== What to work on ==
Return the number of lines in which the word "chart" appears; add nothing else.

== Data extract ==
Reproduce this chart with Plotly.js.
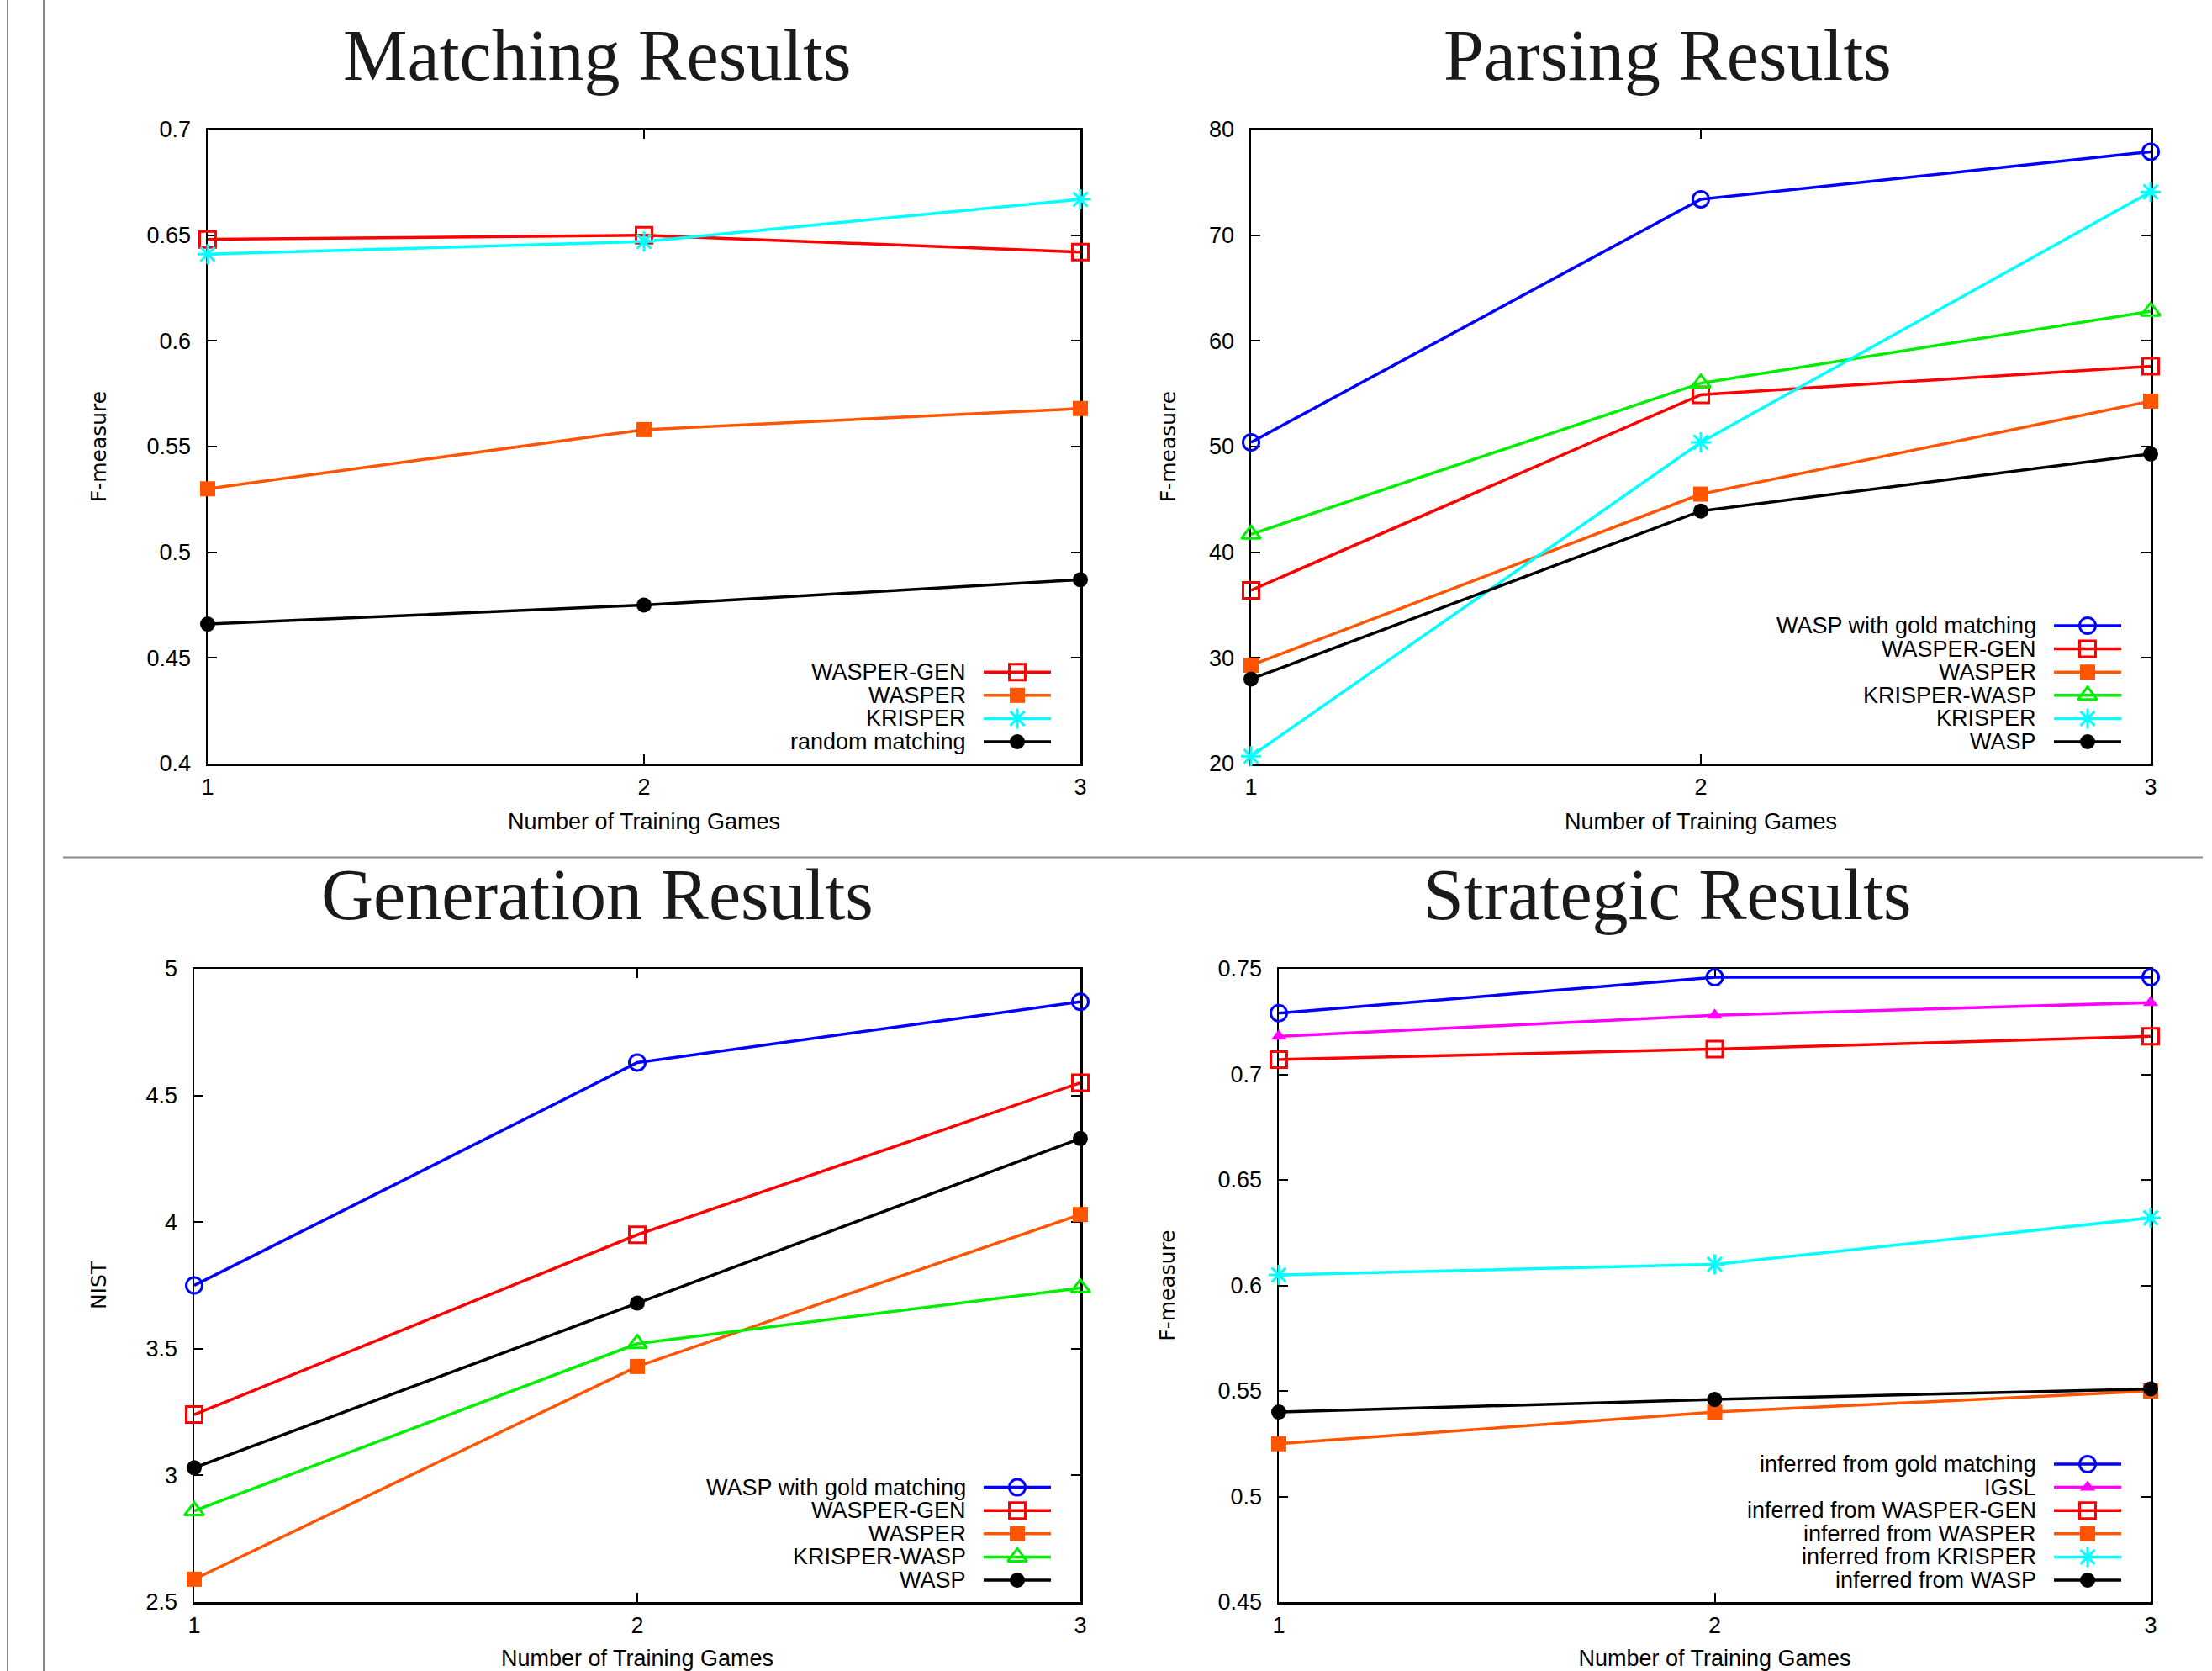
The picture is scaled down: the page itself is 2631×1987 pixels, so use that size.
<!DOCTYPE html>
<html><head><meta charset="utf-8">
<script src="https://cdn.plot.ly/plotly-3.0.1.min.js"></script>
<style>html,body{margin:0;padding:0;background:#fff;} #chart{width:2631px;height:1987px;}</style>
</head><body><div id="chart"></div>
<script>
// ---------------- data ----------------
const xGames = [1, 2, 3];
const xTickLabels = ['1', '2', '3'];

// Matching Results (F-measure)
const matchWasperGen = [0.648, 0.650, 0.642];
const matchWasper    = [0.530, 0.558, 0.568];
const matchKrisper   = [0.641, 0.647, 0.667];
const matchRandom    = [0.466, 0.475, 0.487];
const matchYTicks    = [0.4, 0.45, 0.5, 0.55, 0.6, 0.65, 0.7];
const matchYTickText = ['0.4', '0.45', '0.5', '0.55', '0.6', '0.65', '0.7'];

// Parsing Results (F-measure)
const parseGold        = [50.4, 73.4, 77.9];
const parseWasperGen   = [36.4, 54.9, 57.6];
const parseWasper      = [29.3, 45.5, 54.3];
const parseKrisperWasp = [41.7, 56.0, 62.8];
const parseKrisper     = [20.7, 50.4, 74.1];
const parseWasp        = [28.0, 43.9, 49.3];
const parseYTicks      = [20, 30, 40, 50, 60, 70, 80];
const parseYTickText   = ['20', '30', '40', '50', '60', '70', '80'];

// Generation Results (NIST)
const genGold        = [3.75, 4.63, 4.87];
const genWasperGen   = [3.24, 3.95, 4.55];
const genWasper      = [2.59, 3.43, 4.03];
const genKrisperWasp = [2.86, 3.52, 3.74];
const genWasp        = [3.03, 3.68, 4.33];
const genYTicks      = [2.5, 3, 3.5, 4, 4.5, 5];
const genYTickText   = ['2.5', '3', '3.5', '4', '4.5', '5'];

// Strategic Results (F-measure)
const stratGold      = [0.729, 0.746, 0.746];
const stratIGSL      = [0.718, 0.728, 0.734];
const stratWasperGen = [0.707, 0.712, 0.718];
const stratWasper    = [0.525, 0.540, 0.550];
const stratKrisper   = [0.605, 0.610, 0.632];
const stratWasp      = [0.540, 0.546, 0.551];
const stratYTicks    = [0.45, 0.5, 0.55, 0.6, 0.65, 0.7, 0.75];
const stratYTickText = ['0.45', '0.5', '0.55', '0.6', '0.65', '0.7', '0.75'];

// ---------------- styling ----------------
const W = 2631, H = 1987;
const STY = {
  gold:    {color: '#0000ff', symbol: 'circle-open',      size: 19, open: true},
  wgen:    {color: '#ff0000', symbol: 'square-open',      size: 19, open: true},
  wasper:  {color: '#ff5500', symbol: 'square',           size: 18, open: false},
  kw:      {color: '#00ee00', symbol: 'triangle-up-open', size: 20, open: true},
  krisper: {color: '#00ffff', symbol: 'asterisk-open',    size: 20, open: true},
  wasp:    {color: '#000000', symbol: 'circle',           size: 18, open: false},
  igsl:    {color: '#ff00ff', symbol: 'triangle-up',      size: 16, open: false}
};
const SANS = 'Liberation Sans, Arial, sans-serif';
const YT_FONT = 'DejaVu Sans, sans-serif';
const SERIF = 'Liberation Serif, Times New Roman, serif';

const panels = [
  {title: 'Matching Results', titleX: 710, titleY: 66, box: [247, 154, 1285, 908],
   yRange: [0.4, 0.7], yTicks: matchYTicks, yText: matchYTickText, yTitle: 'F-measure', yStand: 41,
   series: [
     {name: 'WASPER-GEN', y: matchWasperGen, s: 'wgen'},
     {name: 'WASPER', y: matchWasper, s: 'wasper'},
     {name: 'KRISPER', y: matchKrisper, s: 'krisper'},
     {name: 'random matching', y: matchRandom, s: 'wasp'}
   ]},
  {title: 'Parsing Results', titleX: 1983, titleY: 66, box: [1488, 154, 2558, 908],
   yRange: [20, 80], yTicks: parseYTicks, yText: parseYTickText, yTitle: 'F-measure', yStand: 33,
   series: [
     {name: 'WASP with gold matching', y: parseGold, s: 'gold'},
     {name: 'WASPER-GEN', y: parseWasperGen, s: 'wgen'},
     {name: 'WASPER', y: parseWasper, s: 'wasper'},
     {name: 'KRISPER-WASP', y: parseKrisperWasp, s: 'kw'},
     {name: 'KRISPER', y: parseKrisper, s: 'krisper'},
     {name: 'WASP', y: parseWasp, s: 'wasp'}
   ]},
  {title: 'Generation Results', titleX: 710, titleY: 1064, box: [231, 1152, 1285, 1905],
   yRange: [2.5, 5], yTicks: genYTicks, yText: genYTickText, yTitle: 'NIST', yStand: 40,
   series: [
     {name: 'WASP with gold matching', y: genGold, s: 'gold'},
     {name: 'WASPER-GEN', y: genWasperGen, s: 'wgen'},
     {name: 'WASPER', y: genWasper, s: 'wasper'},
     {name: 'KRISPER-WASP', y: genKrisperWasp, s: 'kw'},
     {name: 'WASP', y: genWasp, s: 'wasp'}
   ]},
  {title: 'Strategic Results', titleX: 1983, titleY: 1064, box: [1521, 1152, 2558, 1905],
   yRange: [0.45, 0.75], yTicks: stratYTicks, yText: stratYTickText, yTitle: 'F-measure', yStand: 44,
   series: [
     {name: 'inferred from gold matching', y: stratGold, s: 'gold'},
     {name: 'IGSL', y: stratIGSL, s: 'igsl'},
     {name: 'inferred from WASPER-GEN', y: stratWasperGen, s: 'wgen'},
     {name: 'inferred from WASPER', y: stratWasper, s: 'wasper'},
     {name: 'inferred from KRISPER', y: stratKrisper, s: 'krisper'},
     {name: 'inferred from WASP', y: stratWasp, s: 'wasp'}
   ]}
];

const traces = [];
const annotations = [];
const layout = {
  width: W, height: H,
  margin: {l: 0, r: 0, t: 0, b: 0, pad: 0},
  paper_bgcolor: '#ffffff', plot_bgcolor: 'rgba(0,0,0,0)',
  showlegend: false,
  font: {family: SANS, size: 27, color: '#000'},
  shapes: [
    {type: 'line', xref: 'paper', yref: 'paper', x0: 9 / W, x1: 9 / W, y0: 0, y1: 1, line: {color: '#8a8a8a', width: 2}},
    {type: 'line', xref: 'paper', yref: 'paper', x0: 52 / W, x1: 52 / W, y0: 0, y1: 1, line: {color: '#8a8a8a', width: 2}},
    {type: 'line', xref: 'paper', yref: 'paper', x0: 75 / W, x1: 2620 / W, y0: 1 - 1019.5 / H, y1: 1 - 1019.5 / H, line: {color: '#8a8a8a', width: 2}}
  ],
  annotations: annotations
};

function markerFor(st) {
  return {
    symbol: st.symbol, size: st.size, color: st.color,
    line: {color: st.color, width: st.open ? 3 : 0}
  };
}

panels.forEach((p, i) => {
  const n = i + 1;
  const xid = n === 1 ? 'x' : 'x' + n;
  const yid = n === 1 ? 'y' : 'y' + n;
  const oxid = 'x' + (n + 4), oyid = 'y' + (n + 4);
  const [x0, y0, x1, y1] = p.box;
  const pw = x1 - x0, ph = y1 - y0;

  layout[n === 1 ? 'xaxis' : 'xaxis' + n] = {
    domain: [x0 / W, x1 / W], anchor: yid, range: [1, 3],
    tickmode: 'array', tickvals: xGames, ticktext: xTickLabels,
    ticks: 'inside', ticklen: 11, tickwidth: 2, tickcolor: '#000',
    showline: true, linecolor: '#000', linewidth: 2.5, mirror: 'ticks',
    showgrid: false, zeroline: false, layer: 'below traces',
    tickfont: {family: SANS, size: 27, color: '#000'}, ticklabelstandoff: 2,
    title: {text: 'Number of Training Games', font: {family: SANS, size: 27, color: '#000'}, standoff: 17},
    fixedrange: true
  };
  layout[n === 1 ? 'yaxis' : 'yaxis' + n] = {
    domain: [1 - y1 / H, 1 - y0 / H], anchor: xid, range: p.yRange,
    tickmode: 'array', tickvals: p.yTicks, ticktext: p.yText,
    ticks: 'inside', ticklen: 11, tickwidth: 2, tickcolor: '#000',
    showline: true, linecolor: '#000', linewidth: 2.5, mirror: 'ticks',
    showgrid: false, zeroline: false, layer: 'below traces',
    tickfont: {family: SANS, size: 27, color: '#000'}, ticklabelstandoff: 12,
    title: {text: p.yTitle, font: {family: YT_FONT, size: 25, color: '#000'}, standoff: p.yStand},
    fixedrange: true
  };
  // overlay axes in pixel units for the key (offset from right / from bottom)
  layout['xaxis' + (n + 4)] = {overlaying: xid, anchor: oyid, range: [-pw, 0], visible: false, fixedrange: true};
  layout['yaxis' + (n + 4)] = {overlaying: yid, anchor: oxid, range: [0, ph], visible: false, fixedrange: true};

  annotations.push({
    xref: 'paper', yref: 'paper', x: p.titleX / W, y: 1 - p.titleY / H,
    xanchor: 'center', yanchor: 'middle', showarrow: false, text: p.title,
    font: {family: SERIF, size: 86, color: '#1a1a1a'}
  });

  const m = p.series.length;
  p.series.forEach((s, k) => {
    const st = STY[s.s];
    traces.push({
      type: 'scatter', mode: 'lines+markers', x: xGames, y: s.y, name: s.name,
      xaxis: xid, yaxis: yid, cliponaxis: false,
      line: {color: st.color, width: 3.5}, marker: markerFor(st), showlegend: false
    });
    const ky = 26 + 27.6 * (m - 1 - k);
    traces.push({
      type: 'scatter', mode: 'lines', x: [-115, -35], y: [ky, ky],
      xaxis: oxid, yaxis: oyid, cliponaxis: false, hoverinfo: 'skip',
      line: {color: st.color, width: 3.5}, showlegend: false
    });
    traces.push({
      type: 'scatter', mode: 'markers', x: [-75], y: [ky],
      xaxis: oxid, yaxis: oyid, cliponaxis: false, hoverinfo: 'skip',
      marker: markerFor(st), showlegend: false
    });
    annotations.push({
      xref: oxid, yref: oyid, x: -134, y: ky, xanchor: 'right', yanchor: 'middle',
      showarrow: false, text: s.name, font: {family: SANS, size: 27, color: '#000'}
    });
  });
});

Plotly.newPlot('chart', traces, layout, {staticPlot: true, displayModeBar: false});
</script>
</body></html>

== Task result ==
4